• [EXTRACTED DATA]
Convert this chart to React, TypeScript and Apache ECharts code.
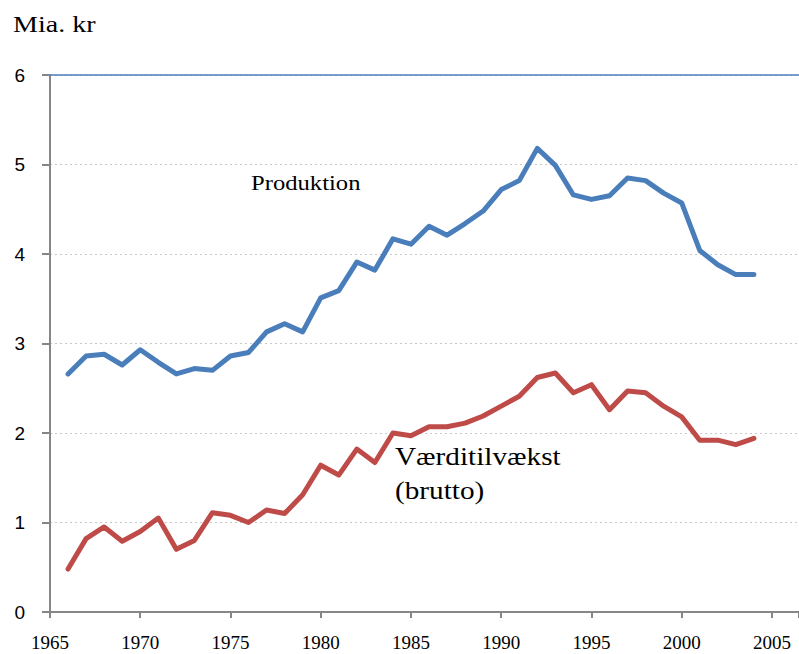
import React, { useEffect, useRef } from "react";
import * as echarts from "echarts";

const years: number[] = [
  1966, 1967, 1968, 1969, 1970, 1971, 1972, 1973, 1974, 1975, 1976, 1977, 1978,
  1979, 1980, 1981, 1982, 1983, 1984, 1985, 1986, 1987, 1988, 1989, 1990, 1991,
  1992, 1993, 1994, 1995, 1996, 1997, 1998, 1999, 2000, 2001, 2002, 2003, 2004,
];

const produktion: number[] = [
  2.66, 2.86, 2.88, 2.76, 2.93, 2.79, 2.66, 2.72, 2.7, 2.86, 2.9, 3.13, 3.22,
  3.13, 3.51, 3.59, 3.91, 3.82, 4.17, 4.11, 4.31, 4.21, 4.34, 4.48, 4.72, 4.82,
  5.18, 4.99, 4.66, 4.61, 4.65, 4.85, 4.82, 4.68, 4.57, 4.04, 3.88, 3.77, 3.77,
];

const vaerditilvaekst: number[] = [
  0.48, 0.82, 0.95, 0.79, 0.9, 1.05, 0.7, 0.8, 1.11, 1.08, 1.0, 1.14, 1.1,
  1.31, 1.64, 1.53, 1.82, 1.67, 2.0, 1.97, 2.07, 2.07, 2.11, 2.19, 2.3, 2.41,
  2.62, 2.67, 2.45, 2.54, 2.26, 2.47, 2.45, 2.3, 2.18, 1.92, 1.92, 1.87, 1.94,
];

const xTickLabels: number[] = [1965, 1970, 1975, 1980, 1985, 1990, 1995, 2000, 2005];
const yTickLabels: number[] = [0, 1, 2, 3, 4, 5, 6];

const unitLabel = "Mia. kr";
const labelProduktion = "Produktion";
const labelVaerdi = "Værditilvækst\n(brutto)";

const BLUE = "#4a7ebb";
const RED = "#be4b48";
const SERIF = "Liberation Serif";
const SANS = "Liberation Sans";

export default function App() {
  const ref = useRef<HTMLDivElement>(null);

  useEffect(() => {
    if (!ref.current) return;
    const chart = echarts.init(ref.current, undefined, { renderer: "svg" });
    const xMin = xTickLabels[0];
    const xMax = 2006.5;
    chart.setOption({
      animation: false,
      backgroundColor: "#ffffff",
      grid: {
        left: 50,
        right: 0,
        top: 75,
        bottom: 42,
        containLabel: false,
        outerBoundsMode: "none",
      },
      xAxis: [
        {
          type: "value",
          min: xMin,
          max: xMax,
          interval: 5,
          axisLine: { show: true, lineStyle: { color: "#868686", width: 2 } },
          axisTick: { show: true, length: 6, lineStyle: { color: "#868686", width: 2 } },
          axisLabel: {
            margin: 21,
            fontFamily: SERIF,
            fontSize: 19,
            lineHeight: 19,
            color: "#000",
            formatter: (v: number) => (xTickLabels.includes(v) ? String(v) : ""),
          },
          splitLine: { show: false },
        },
        {
          type: "value",
          position: "top",
          min: xMin,
          max: xMax,
          axisLine: { show: true, onZero: false, lineStyle: { color: BLUE, width: 1.5 } },
          axisTick: { show: false },
          axisLabel: { show: false },
          splitLine: { show: false },
        },
      ],
      yAxis: {
        type: "value",
        min: yTickLabels[0],
        max: yTickLabels[yTickLabels.length - 1],
        interval: 1,
        axisLine: { show: true, lineStyle: { color: "#868686", width: 2 } },
        axisTick: { show: true, length: 8, lineStyle: { color: "#868686", width: 2 } },
        axisLabel: {
          margin: 25,
          fontFamily: SANS,
          fontSize: 19,
          color: "#000",
        },
        splitLine: {
          show: true,
          lineStyle: { color: "#c8c8c8", type: [2, 3], width: 1 },
        },
      },
      series: [
        {
          name: "Produktion",
          type: "line",
          xAxisIndex: 0,
          data: years.map((y, i) => [y, produktion[i]]),
          symbol: "none",
          lineStyle: { color: BLUE, width: 5, cap: "round", join: "round" },
          z: 3,
        },
        {
          name: "Værditilvækst (brutto)",
          type: "line",
          xAxisIndex: 0,
          data: years.map((y, i) => [y, vaerditilvaekst[i]]),
          symbol: "none",
          lineStyle: { color: RED, width: 5, cap: "round", join: "round" },
          z: 3,
        },
      ],
      graphic: [
        {
          type: "text",
          x: 13,
          y: 13,
          scaleX: 1.22,
          style: {
            text: unitLabel,
            fontFamily: SERIF,
            fontSize: 23,
            fill: "#000",
            align: "left",
            verticalAlign: "top",
          },
        },
        {
          type: "text",
          x: 251,
          y: 171,
          scaleX: 1.12,
          style: {
            text: labelProduktion,
            fontFamily: SERIF,
            fontSize: 22,
            fill: "#000",
            align: "left",
            verticalAlign: "top",
          },
        },
        {
          type: "text",
          x: 395,
          y: 440,
          scaleX: 1.17,
          style: {
            text: labelVaerdi,
            fontFamily: SERIF,
            fontSize: 25,
            lineHeight: 34,
            fill: "#000",
            align: "left",
            verticalAlign: "top",
          },
        },
      ],
    });
    return () => chart.dispose();
  }, []);

  return (
    <div
      ref={ref}
      style={{ position: "fixed", left: 0, top: 0, width: 799, height: 654 }}
    />
  );
}
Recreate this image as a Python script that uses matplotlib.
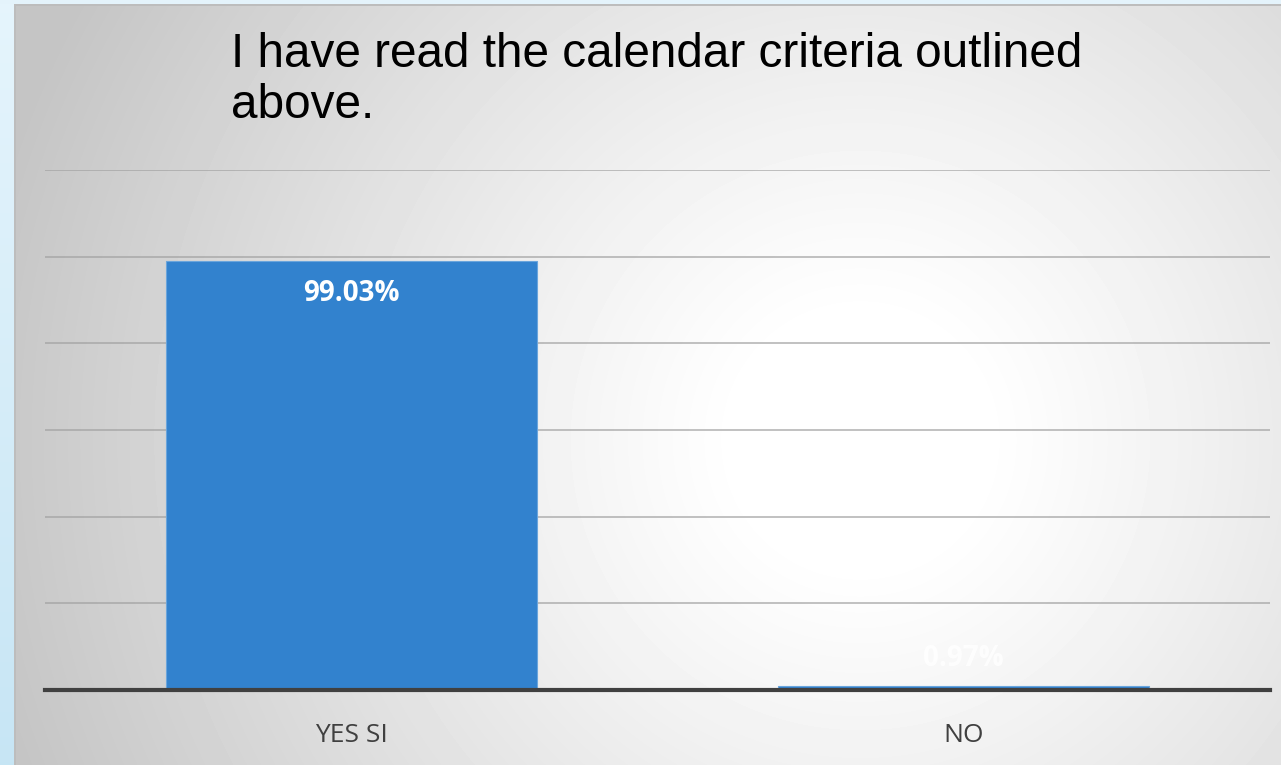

• [WHAT IS BEING ASKED] Reproduce the material word for word, minus the images.

• [ANSWER]
Convert this chart to React, TypeScript and Apache ECharts code.
import React, { useEffect, useRef } from "react";
import * as echarts from "echarts";

const years: number[] = [
  1966, 1967, 1968, 1969, 1970, 1971, 1972, 1973, 1974, 1975, 1976, 1977, 1978,
  1979, 1980, 1981, 1982, 1983, 1984, 1985, 1986, 1987, 1988, 1989, 1990, 1991,
  1992, 1993, 1994, 1995, 1996, 1997, 1998, 1999, 2000, 2001, 2002, 2003, 2004,
];

const produktion: number[] = [
  2.66, 2.86, 2.88, 2.76, 2.93, 2.79, 2.66, 2.72, 2.7, 2.86, 2.9, 3.13, 3.22,
  3.13, 3.51, 3.59, 3.91, 3.82, 4.17, 4.11, 4.31, 4.21, 4.34, 4.48, 4.72, 4.82,
  5.18, 4.99, 4.66, 4.61, 4.65, 4.85, 4.82, 4.68, 4.57, 4.04, 3.88, 3.77, 3.77,
];

const vaerditilvaekst: number[] = [
  0.48, 0.82, 0.95, 0.79, 0.9, 1.05, 0.7, 0.8, 1.11, 1.08, 1.0, 1.14, 1.1,
  1.31, 1.64, 1.53, 1.82, 1.67, 2.0, 1.97, 2.07, 2.07, 2.11, 2.19, 2.3, 2.41,
  2.62, 2.67, 2.45, 2.54, 2.26, 2.47, 2.45, 2.3, 2.18, 1.92, 1.92, 1.87, 1.94,
];

const xTickLabels: number[] = [1965, 1970, 1975, 1980, 1985, 1990, 1995, 2000, 2005];
const yTickLabels: number[] = [0, 1, 2, 3, 4, 5, 6];

const unitLabel = "Mia. kr";
const labelProduktion = "Produktion";
const labelVaerdi = "Værditilvækst\n(brutto)";

const BLUE = "#4a7ebb";
const RED = "#be4b48";
const SERIF = "Liberation Serif";
const SANS = "Liberation Sans";

export default function App() {
  const ref = useRef<HTMLDivElement>(null);

  useEffect(() => {
    if (!ref.current) return;
    const chart = echarts.init(ref.current, undefined, { renderer: "svg" });
    const xMin = xTickLabels[0];
    const xMax = 2006.5;
    chart.setOption({
      animation: false,
      backgroundColor: "#ffffff",
      grid: {
        left: 50,
        right: 0,
        top: 75,
        bottom: 42,
        containLabel: false,
        outerBoundsMode: "none",
      },
      xAxis: [
        {
          type: "value",
          min: xMin,
          max: xMax,
          interval: 5,
          axisLine: { show: true, lineStyle: { color: "#868686", width: 2 } },
          axisTick: { show: true, length: 6, lineStyle: { color: "#868686", width: 2 } },
          axisLabel: {
            margin: 21,
            fontFamily: SERIF,
            fontSize: 19,
            lineHeight: 19,
            color: "#000",
            formatter: (v: number) => (xTickLabels.includes(v) ? String(v) : ""),
          },
          splitLine: { show: false },
        },
        {
          type: "value",
          position: "top",
          min: xMin,
          max: xMax,
          axisLine: { show: true, onZero: false, lineStyle: { color: BLUE, width: 1.5 } },
          axisTick: { show: false },
          axisLabel: { show: false },
          splitLine: { show: false },
        },
      ],
      yAxis: {
        type: "value",
        min: yTickLabels[0],
        max: yTickLabels[yTickLabels.length - 1],
        interval: 1,
        axisLine: { show: true, lineStyle: { color: "#868686", width: 2 } },
        axisTick: { show: true, length: 8, lineStyle: { color: "#868686", width: 2 } },
        axisLabel: {
          margin: 25,
          fontFamily: SANS,
          fontSize: 19,
          color: "#000",
        },
        splitLine: {
          show: true,
          lineStyle: { color: "#c8c8c8", type: [2, 3], width: 1 },
        },
      },
      series: [
        {
          name: "Produktion",
          type: "line",
          xAxisIndex: 0,
          data: years.map((y, i) => [y, produktion[i]]),
          symbol: "none",
          lineStyle: { color: BLUE, width: 5, cap: "round", join: "round" },
          z: 3,
        },
        {
          name: "Værditilvækst (brutto)",
          type: "line",
          xAxisIndex: 0,
          data: years.map((y, i) => [y, vaerditilvaekst[i]]),
          symbol: "none",
          lineStyle: { color: RED, width: 5, cap: "round", join: "round" },
          z: 3,
        },
      ],
      graphic: [
        {
          type: "text",
          x: 13,
          y: 13,
          scaleX: 1.22,
          style: {
            text: unitLabel,
            fontFamily: SERIF,
            fontSize: 23,
            fill: "#000",
            align: "left",
            verticalAlign: "top",
          },
        },
        {
          type: "text",
          x: 251,
          y: 171,
          scaleX: 1.12,
          style: {
            text: labelProduktion,
            fontFamily: SERIF,
            fontSize: 22,
            fill: "#000",
            align: "left",
            verticalAlign: "top",
          },
        },
        {
          type: "text",
          x: 395,
          y: 440,
          scaleX: 1.17,
          style: {
            text: labelVaerdi,
            fontFamily: SERIF,
            fontSize: 25,
            lineHeight: 34,
            fill: "#000",
            align: "left",
            verticalAlign: "top",
          },
        },
      ],
    });
    return () => chart.dispose();
  }, []);

  return (
    <div
      ref={ref}
      style={{ position: "fixed", left: 0, top: 0, width: 799, height: 654 }}
    />
  );
}
Recreate this image as a Python script that uses matplotlib.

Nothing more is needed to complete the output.